■ Written instruction ■
Copy out the data exactly, leaving the pictures behind.

■ Material ■
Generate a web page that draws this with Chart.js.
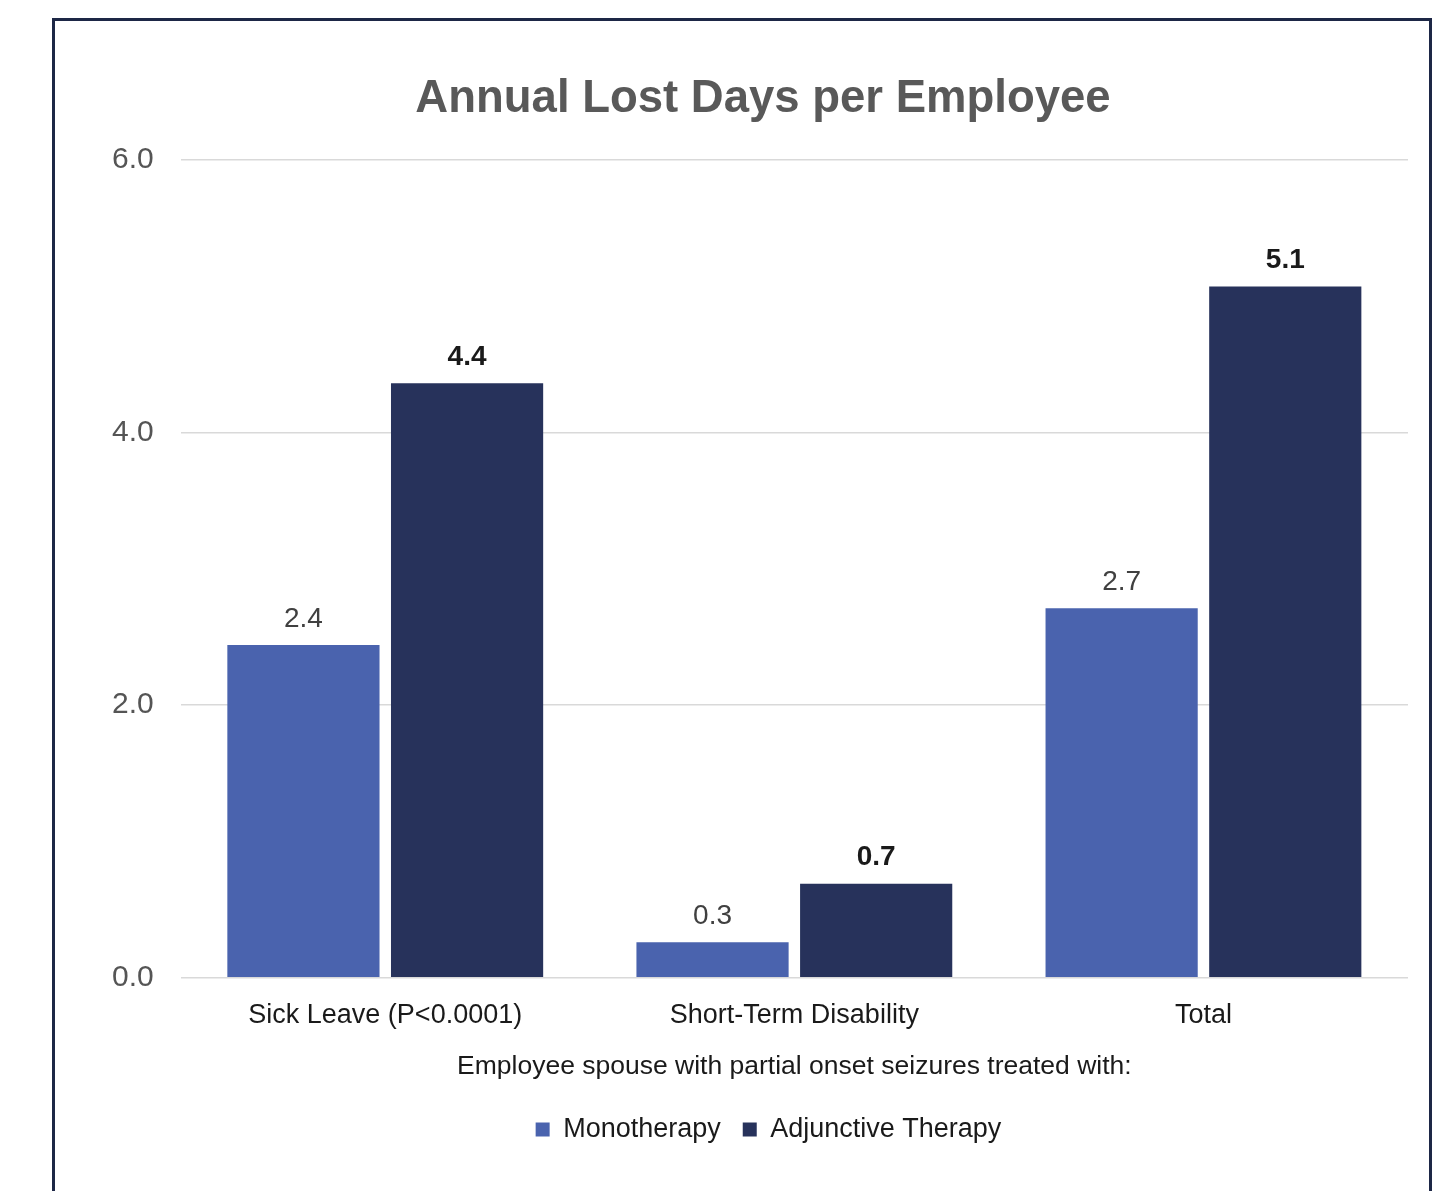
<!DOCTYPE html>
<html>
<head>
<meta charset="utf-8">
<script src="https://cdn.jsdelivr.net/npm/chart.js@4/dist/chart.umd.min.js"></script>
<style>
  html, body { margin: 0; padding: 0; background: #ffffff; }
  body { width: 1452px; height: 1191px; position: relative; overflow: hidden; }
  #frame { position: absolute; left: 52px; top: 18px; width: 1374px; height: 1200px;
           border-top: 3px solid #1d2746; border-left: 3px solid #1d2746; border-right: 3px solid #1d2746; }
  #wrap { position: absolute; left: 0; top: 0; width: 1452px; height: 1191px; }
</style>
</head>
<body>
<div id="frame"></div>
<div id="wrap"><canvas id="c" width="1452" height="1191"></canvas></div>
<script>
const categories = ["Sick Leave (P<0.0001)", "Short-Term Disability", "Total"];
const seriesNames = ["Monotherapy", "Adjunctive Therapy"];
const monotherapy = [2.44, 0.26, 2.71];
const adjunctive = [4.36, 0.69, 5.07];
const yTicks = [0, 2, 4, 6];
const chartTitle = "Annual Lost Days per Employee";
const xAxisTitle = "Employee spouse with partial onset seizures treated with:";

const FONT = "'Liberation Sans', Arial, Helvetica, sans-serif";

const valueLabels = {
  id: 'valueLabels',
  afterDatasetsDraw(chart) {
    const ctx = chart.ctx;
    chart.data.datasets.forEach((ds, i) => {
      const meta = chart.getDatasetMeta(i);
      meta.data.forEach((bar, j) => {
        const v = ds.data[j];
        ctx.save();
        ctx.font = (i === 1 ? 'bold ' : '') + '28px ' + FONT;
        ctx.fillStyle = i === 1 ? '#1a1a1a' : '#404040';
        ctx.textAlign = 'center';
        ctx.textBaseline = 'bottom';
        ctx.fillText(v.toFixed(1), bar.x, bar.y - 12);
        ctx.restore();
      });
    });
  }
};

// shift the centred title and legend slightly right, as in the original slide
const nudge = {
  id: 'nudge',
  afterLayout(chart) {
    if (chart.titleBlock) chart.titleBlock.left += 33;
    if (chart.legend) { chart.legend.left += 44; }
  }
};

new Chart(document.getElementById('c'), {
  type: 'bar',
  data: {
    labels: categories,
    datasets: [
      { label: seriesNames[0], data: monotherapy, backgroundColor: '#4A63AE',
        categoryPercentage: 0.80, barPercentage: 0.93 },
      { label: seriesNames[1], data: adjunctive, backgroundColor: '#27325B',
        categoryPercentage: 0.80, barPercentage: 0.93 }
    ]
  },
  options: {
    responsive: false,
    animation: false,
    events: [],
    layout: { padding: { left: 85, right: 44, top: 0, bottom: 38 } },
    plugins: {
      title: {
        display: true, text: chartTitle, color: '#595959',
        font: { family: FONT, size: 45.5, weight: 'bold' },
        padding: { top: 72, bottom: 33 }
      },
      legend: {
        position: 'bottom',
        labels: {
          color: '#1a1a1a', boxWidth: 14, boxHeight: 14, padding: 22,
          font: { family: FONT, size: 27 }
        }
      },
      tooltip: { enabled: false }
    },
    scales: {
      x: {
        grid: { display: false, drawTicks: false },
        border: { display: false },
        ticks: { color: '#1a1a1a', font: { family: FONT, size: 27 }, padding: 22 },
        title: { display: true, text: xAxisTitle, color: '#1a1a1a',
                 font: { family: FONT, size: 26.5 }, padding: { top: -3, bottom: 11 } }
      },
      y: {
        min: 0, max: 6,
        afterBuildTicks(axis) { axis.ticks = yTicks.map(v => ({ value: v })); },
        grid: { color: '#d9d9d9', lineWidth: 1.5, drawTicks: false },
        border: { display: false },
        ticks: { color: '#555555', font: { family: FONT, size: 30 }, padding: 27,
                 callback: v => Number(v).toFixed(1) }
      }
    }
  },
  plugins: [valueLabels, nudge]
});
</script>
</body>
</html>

■ Answer for the task ■
Generate a web page that draws this with Chart.js.
<!DOCTYPE html>
<html>
<head>
<meta charset="utf-8">
<script src="https://cdn.jsdelivr.net/npm/chart.js@4/dist/chart.umd.min.js"></script>
<style>
  html, body { margin: 0; padding: 0; background: #ffffff; }
  body { width: 1452px; height: 1191px; position: relative; overflow: hidden; }
  #frame { position: absolute; left: 52px; top: 18px; width: 1374px; height: 1200px;
           border-top: 3px solid #1d2746; border-left: 3px solid #1d2746; border-right: 3px solid #1d2746; }
  #wrap { position: absolute; left: 0; top: 0; width: 1452px; height: 1191px; }
</style>
</head>
<body>
<div id="frame"></div>
<div id="wrap"><canvas id="c" width="1452" height="1191"></canvas></div>
<script>
const categories = ["Sick Leave (P<0.0001)", "Short-Term Disability", "Total"];
const seriesNames = ["Monotherapy", "Adjunctive Therapy"];
const monotherapy = [2.44, 0.26, 2.71];
const adjunctive = [4.36, 0.69, 5.07];
const yTicks = [0, 2, 4, 6];
const chartTitle = "Annual Lost Days per Employee";
const xAxisTitle = "Employee spouse with partial onset seizures treated with:";

const FONT = "'Liberation Sans', Arial, Helvetica, sans-serif";

const valueLabels = {
  id: 'valueLabels',
  afterDatasetsDraw(chart) {
    const ctx = chart.ctx;
    chart.data.datasets.forEach((ds, i) => {
      const meta = chart.getDatasetMeta(i);
      meta.data.forEach((bar, j) => {
        const v = ds.data[j];
        ctx.save();
        ctx.font = (i === 1 ? 'bold ' : '') + '28px ' + FONT;
        ctx.fillStyle = i === 1 ? '#1a1a1a' : '#404040';
        ctx.textAlign = 'center';
        ctx.textBaseline = 'bottom';
        ctx.fillText(v.toFixed(1), bar.x, bar.y - 12);
        ctx.restore();
      });
    });
  }
};

// shift the centred title and legend slightly right, as in the original slide
const nudge = {
  id: 'nudge',
  afterLayout(chart) {
    if (chart.titleBlock) chart.titleBlock.left += 33;
    if (chart.legend) { chart.legend.left += 44; }
  }
};

new Chart(document.getElementById('c'), {
  type: 'bar',
  data: {
    labels: categories,
    datasets: [
      { label: seriesNames[0], data: monotherapy, backgroundColor: '#4A63AE',
        categoryPercentage: 0.80, barPercentage: 0.93 },
      { label: seriesNames[1], data: adjunctive, backgroundColor: '#27325B',
        categoryPercentage: 0.80, barPercentage: 0.93 }
    ]
  },
  options: {
    responsive: false,
    animation: false,
    events: [],
    layout: { padding: { left: 85, right: 44, top: 0, bottom: 38 } },
    plugins: {
      title: {
        display: true, text: chartTitle, color: '#595959',
        font: { family: FONT, size: 45.5, weight: 'bold' },
        padding: { top: 72, bottom: 33 }
      },
      legend: {
        position: 'bottom',
        labels: {
          color: '#1a1a1a', boxWidth: 14, boxHeight: 14, padding: 22,
          font: { family: FONT, size: 27 }
        }
      },
      tooltip: { enabled: false }
    },
    scales: {
      x: {
        grid: { display: false, drawTicks: false },
        border: { display: false },
        ticks: { color: '#1a1a1a', font: { family: FONT, size: 27 }, padding: 22 },
        title: { display: true, text: xAxisTitle, color: '#1a1a1a',
                 font: { family: FONT, size: 26.5 }, padding: { top: -3, bottom: 11 } }
      },
      y: {
        min: 0, max: 6,
        afterBuildTicks(axis) { axis.ticks = yTicks.map(v => ({ value: v })); },
        grid: { color: '#d9d9d9', lineWidth: 1.5, drawTicks: false },
        border: { display: false },
        ticks: { color: '#555555', font: { family: FONT, size: 30 }, padding: 27,
                 callback: v => Number(v).toFixed(1) }
      }
    }
  },
  plugins: [valueLabels, nudge]
});
</script>
</body>
</html>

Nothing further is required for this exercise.